Austere and lonely offices

Attended mass at Saint Denis in Havertown, Pennsylvania this morning. In Philadelphia now, and interested in seeing whether the Philadelphia Eagles season continues tonight against the New Orleans Saints. Sharing a scene from Market Street in Old City, and pairing it with Robert Hayden’s “Those Winter Sundays:”

Sundays too my father got up early
and put his clothes on in the blueblack cold,
then with cracked hands that ached
from labor in the weekday weather made
banked fires blaze. No one ever thanked him.

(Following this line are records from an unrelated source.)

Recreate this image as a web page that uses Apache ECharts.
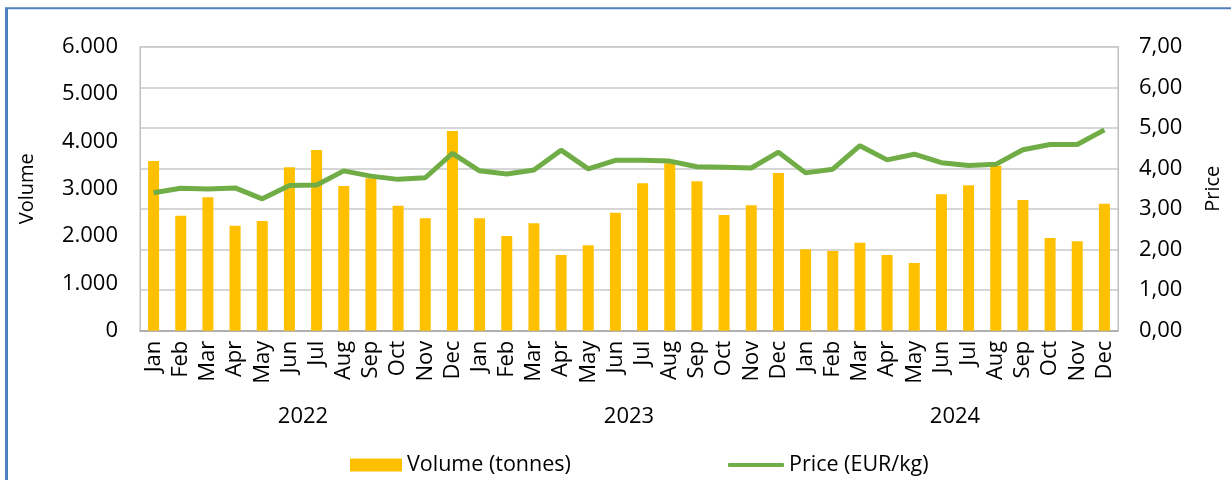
<!DOCTYPE html>
<html>
<head>
<meta charset="utf-8">
<title>Volume and price, 2022-2024</title>
<script src="https://cdn.jsdelivr.net/npm/echarts@6/dist/echarts.min.js"></script>
<style>
  html, body { margin: 0; padding: 0; background: #fff; }
  #chart { width: 1231px; height: 480px; }
</style>
</head>
<body>
<div id="chart"></div>
<script>
// Monthly categories, three years
const monthNames = ['Jan', 'Feb', 'Mar', 'Apr', 'May', 'Jun', 'Jul', 'Aug', 'Sep', 'Oct', 'Nov', 'Dec'];
const years = ['2022', '2023', '2024'];
const months = [].concat(monthNames, monthNames, monthNames);

// Volume in tonnes
const volume = [
  3586, 2430, 2818, 2219, 2318, 3452, 3818, 3057, 3220, 2641, 2375, 4220,
  2375, 2001, 2269, 1600, 1804, 2493, 3114, 3537, 3157, 2445, 2650, 3332,
  1720, 1684, 1859, 1600, 1430, 2882, 3072, 3487, 2762, 1959, 1889, 2684
];

// Price in EUR/kg
const price = [
  3.40, 3.51, 3.49, 3.52, 3.25, 3.58, 3.59, 3.94, 3.81, 3.73, 3.77, 4.37,
  3.94, 3.86, 3.96, 4.45, 3.99, 4.20, 4.20, 4.18, 4.04, 4.03, 4.01, 4.40,
  3.89, 3.98, 4.56, 4.21, 4.35, 4.14, 4.07, 4.10, 4.46, 4.59, 4.59, 4.95
];

const volumeName = 'Volume (tonnes)';
const priceName = 'Price (EUR/kg)';

const FONT = 'Open Sans';
const TXT = '#000';
const TICK_SIZE = 22;

const chart = echarts.init(document.getElementById('chart'), null, { renderer: 'canvas' });

chart.setOption({
  backgroundColor: '#fff',
  animation: false,
  textStyle: { fontFamily: FONT, color: TXT },
  grid: {
    left: 140, right: 113, top: 46.7, bottom: 149.3,
    show: true, borderColor: '#bfbfbf', borderWidth: 1, backgroundColor: 'transparent'
  },
  legend: [
    {
      data: [volumeName],
      left: 350, top: 454, padding: 0,
      itemWidth: 52, itemHeight: 13,
      icon: 'rect',
      textStyle: { fontFamily: FONT, fontSize: 21.5, color: TXT }
    },
    {
      data: [priceName],
      left: 728, top: 454, padding: 0,
      itemWidth: 56, itemHeight: 4,
      icon: 'roundRect',
      textStyle: { fontFamily: FONT, fontSize: 21.5, color: TXT }
    }
  ],
  xAxis: [
    {
      type: 'category',
      data: months,
      boundaryGap: true,
      axisLine: { lineStyle: { color: '#a6a6a6', width: 1.5 } },
      axisTick: { show: false },
      axisLabel: {
        interval: 0, rotate: 90, margin: 10,
        fontFamily: FONT, fontSize: TICK_SIZE, color: TXT
      },
      splitLine: { show: false }
    },
    {
      // year row under the month labels
      type: 'category',
      data: years,
      position: 'bottom',
      offset: 67,
      axisLine: { show: false },
      axisTick: { show: false },
      axisLabel: { interval: 0, margin: 8, fontFamily: FONT, fontSize: TICK_SIZE, color: TXT },
      splitLine: { show: false }
    }
  ],
  yAxis: [
    {
      type: 'value',
      name: 'Volume',
      nameLocation: 'middle',
      nameRotate: 90,
      nameGap: 103,
      nameTextStyle: { fontFamily: FONT, fontSize: 20, color: TXT },
      min: 0, max: 6000, interval: 1000,
      axisLine: { show: true, lineStyle: { color: '#bfbfbf' } },
      axisTick: { show: false },
      axisLabel: {
        margin: 22, fontFamily: FONT, fontSize: TICK_SIZE, color: TXT,
        formatter: v => v === 0 ? '0' : (v / 1000).toFixed(3)
      },
      splitLine: { show: false }
    },
    {
      type: 'value',
      name: 'Price',
      nameLocation: 'middle',
      nameRotate: 90,
      nameGap: 85,
      nameTextStyle: { fontFamily: FONT, fontSize: 20, color: TXT },
      min: 0, max: 7, interval: 1,
      position: 'right',
      axisLine: { show: true, lineStyle: { color: '#bfbfbf' } },
      axisTick: { show: false },
      axisLabel: {
        margin: 21, fontFamily: FONT, fontSize: TICK_SIZE, color: TXT,
        formatter: v => v.toFixed(2).replace('.', ',')
      },
      splitLine: { show: true, lineStyle: { color: '#c8c8c8', width: 1.5 } }
    }
  ],
  series: [
    {
      name: volumeName,
      type: 'bar',
      xAxisIndex: 0,
      yAxisIndex: 0,
      data: volume,
      barWidth: 11,
      itemStyle: { color: '#ffc000' },
      z: 2
    },
    {
      name: priceName,
      type: 'line',
      xAxisIndex: 0,
      yAxisIndex: 1,
      data: price,
      symbol: 'none',
      showSymbol: false,
      lineStyle: { color: '#70ad47', width: 5 },
      itemStyle: { color: '#70ad47' },
      z: 3
    }
  ],
  graphic: [
    // frame around the chart (left and top edges)
    {
      type: 'line', silent: true,
      shape: { x1: 6.5, y1: 8.3, x2: 6.5, y2: 480 },
      style: { stroke: '#4f81bd', lineWidth: 3 }
    },
    {
      type: 'line', silent: true,
      shape: { x1: 5, y1: 8.3, x2: 1231, y2: 8.3 },
      style: { stroke: '#4f81bd', lineWidth: 2 }
    }
  ]
});
</script>
</body>
</html>
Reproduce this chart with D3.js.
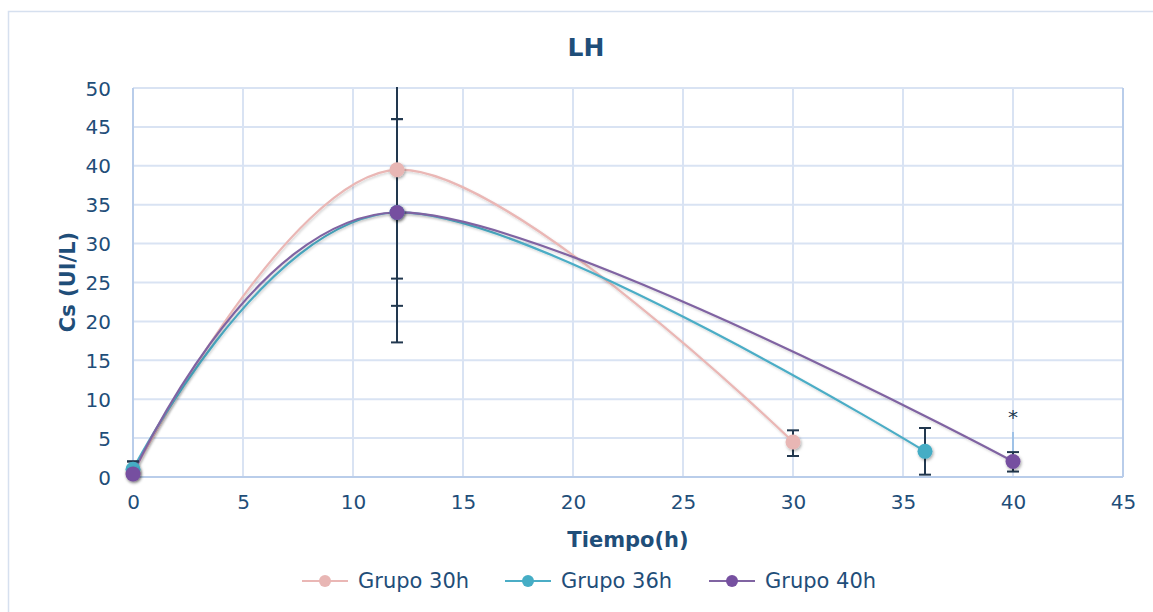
<!DOCTYPE html>
<html><head><meta charset="utf-8">
<script src="https://cdn.jsdelivr.net/npm/d3@7"></script>
<style>body{margin:0;background:#fff}svg{display:block}</style>
</head><body><svg id="c" width="1153" height="612"></svg>
<script>
const seriesNames = ["Grupo 30h", "Grupo 36h", "Grupo 40h"];
const timesG30 = [0, 12, 30];
const valuesG30 = [0.5, 39.5, 4.5];
const errPlusG30 = [1.5, 22.2, 1.5];
const errMinusG30 = [0.3, 22.2, 1.8];
const timesG36 = [0, 12, 36];
const valuesG36 = [1.0, 34, 3.3];
const errPlusG36 = [1.0, 12, 3.0];
const errMinusG36 = [0.8, 12, 3.0];
const timesG40 = [0, 12, 40];
const valuesG40 = [0.4, 34, 2.0];
const errPlusG40 = [1.0, 12, 1.2];
const errMinusG40 = [0.3, 8.5, 1.3];
const xTicks = [0, 5, 10, 15, 20, 25, 30, 35, 40, 45];
const yTicks = [0, 5, 10, 15, 20, 25, 30, 35, 40, 45, 50];
const extraLine40 = [2.0, 5.8];

const colors = {line:["#eab7b5","#4badc6","#8064a2"], marker:["#e8b6b4","#45adc5","#7650a0"]};
const textCol = "#1f4e79";
const font = "'DejaVu Sans', Verdana, sans-serif";

const svg = d3.select("#c");
const defs = svg.append("defs");
const f = defs.append("filter").attr("id","sh").attr("x","-50%").attr("y","-50%").attr("width","200%").attr("height","200%");
f.append("feDropShadow").attr("dx",1).attr("dy",1.5).attr("stdDeviation",1.5).attr("flood-color","#000").attr("flood-opacity",0.35);
const fl = defs.append("filter").attr("id","lsh").attr("x","-5%").attr("y","-5%").attr("width","110%").attr("height","110%");
fl.append("feDropShadow").attr("dx",1).attr("dy",1.5).attr("stdDeviation",1.2).attr("flood-color","#000").attr("flood-opacity",0.18);
defs.append("clipPath").attr("id","clip").append("rect").attr("x",125).attr("y",87).attr("width",1000).attr("height",400);

// frame
svg.append("path").attr("d","M8.5,612 V11.5 H1153").attr("fill","none").attr("stroke","#d6e0ef").attr("stroke-width",1.5);

const x = d3.scaleLinear().domain([0,45]).range([133,1123]);
const y = d3.scaleLinear().domain([0,50]).range([477,88]);

// gridlines
const g = svg.append("g");
g.selectAll(".hg").data(yTicks).join("line").attr("x1",x(0)).attr("x2",x(45))
  .attr("y1",d=>y(d)).attr("y2",d=>y(d)).attr("stroke","#d9e3f3").attr("stroke-width",2);
g.selectAll(".vg").data(xTicks).join("line").attr("y1",y(0)).attr("y2",y(50))
  .attr("x1",d=>x(d)).attr("x2",d=>x(d)).attr("stroke",d=>(d===0||d===45)?"#b9cdea":"#d9e3f3").attr("stroke-width",2);
g.append("line").attr("x1",x(0)).attr("x2",x(45)).attr("y1",y(0)).attr("y2",y(0)).attr("stroke","#b9cdea").attr("stroke-width",2);

// axes
const xa = svg.append("g").attr("transform",`translate(0,${y(0)})`).call(d3.axisBottom(x).tickValues(xTicks).tickSize(0).tickPadding(18));
const ya = svg.append("g").attr("transform",`translate(${x(0)-22},0)`).call(d3.axisLeft(y).tickValues(yTicks).tickSize(0).tickPadding(0));
[xa,ya].forEach(a=>{a.select(".domain").remove();a.selectAll("text").attr("fill",textCol).style("font-family",font).style("font-size","20px");});
ya.selectAll("text").attr("dy","0.35em");

// title & labels
svg.append("text").attr("x",586).attr("y",56).attr("text-anchor","middle").attr("fill",textCol)
  .style("font-family",font).style("font-weight","bold").style("font-size","25px").text("LH");
svg.append("text").attr("transform","translate(75,282) rotate(-90)").attr("text-anchor","middle").attr("fill",textCol)
  .style("font-family",font).style("font-weight","bold").style("font-size","21px").text("Cs (UI/L)");
svg.append("text").attr("x",628).attr("y",547).attr("text-anchor","middle").attr("fill",textCol)
  .style("font-family",font).style("font-weight","bold").style("font-size","21px").text("Tiempo(h)");

const series = [
  {t:timesG30,v:valuesG30,ep:errPlusG30,em:errMinusG30},
  {t:timesG36,v:valuesG36,ep:errPlusG36,em:errMinusG36},
  {t:timesG40,v:valuesG40,ep:errPlusG40,em:errMinusG40}
].map(s=>s.t.map((t,i)=>({t,v:s.v[i],ep:s.ep[i],em:s.em[i]})));

const line = d3.line().x(d=>x(d.t)).y(d=>y(d.v)).curve(d3.curveCardinal.tension(0));
const plot = svg.append("g").attr("clip-path","url(#clip)");
series.forEach((s,i)=>{
  plot.append("path").datum(s).attr("d",line).attr("fill","none").attr("stroke",colors.line[i]).attr("stroke-width",2.2).attr("filter","url(#lsh)");
});
// extra light-blue line at 40
plot.append("line").attr("x1",x(40)).attr("x2",x(40)).attr("y1",y(extraLine40[0])).attr("y2",y(extraLine40[1])).attr("stroke","#9fc2e7").attr("stroke-width",2);
// error bars
series.forEach((s,i)=>{
  s.forEach(d=>{
    const top=d.v+d.ep, bot=d.v-d.em;
    plot.append("line").attr("x1",x(d.t)).attr("x2",x(d.t)).attr("y1",y(top)).attr("y2",y(bot)).attr("stroke","#22384f").attr("stroke-width",2);
    [top,bot].forEach(e=>{ if(e<=50) plot.append("line").attr("x1",x(d.t)-6).attr("x2",x(d.t)+6).attr("y1",y(e)).attr("y2",y(e)).attr("stroke","#22384f").attr("stroke-width",2);});
  });
});
// markers
series.forEach((s,i)=>{
  svg.append("g").selectAll("circle").data(s).join("circle").attr("cx",d=>x(d.t)).attr("cy",d=>y(d.v)).attr("r",7.5)
    .attr("fill",colors.marker[i]).attr("filter","url(#sh)");
});
svg.append("text").attr("x",x(40)).attr("y",424).attr("text-anchor","middle").attr("fill","#22384f")
  .style("font-family",font).style("font-size","20px").text("*");

// legend
const legX = [302,505,709];
seriesNames.forEach((n,i)=>{
  const lg = svg.append("g");
  lg.append("line").attr("x1",legX[i]).attr("x2",legX[i]+46).attr("y1",581).attr("y2",581).attr("stroke",colors.line[i]).attr("stroke-width",2.2);
  lg.append("circle").attr("cx",legX[i]+23).attr("cy",581).attr("r",6).attr("fill",colors.marker[i]);
  lg.append("text").attr("x",legX[i]+56).attr("y",581).attr("dy","0.35em").attr("fill",textCol)
    .style("font-family",font).style("font-size","21px").text(n);
});
</script></body></html>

I’d wake and hear the cold splintering, breaking.
When the rooms were warm, he’d call,
and slowly I would rise and dress,
fearing the chronic angers of that house,

Speaking indifferently to him,
who had driven out the cold
and polished my good shoes as well.
What did I know, what did I know
of love’s austere and lonely offices?

It was something like ten years ago (maybe more) in the mid-winter that I was visiting my great uncle Bruce Shakely in western Pennsylvania. I had driven from State College the night before and arrived late. Gradually, the following morning, I woke to what I realized was the sound of Bruce out back, chopping wood for the living room furnace. Bruce was something like 85 at the time, still fulfilling one of Hayden’s “austere and lonely offices” of daily life and love.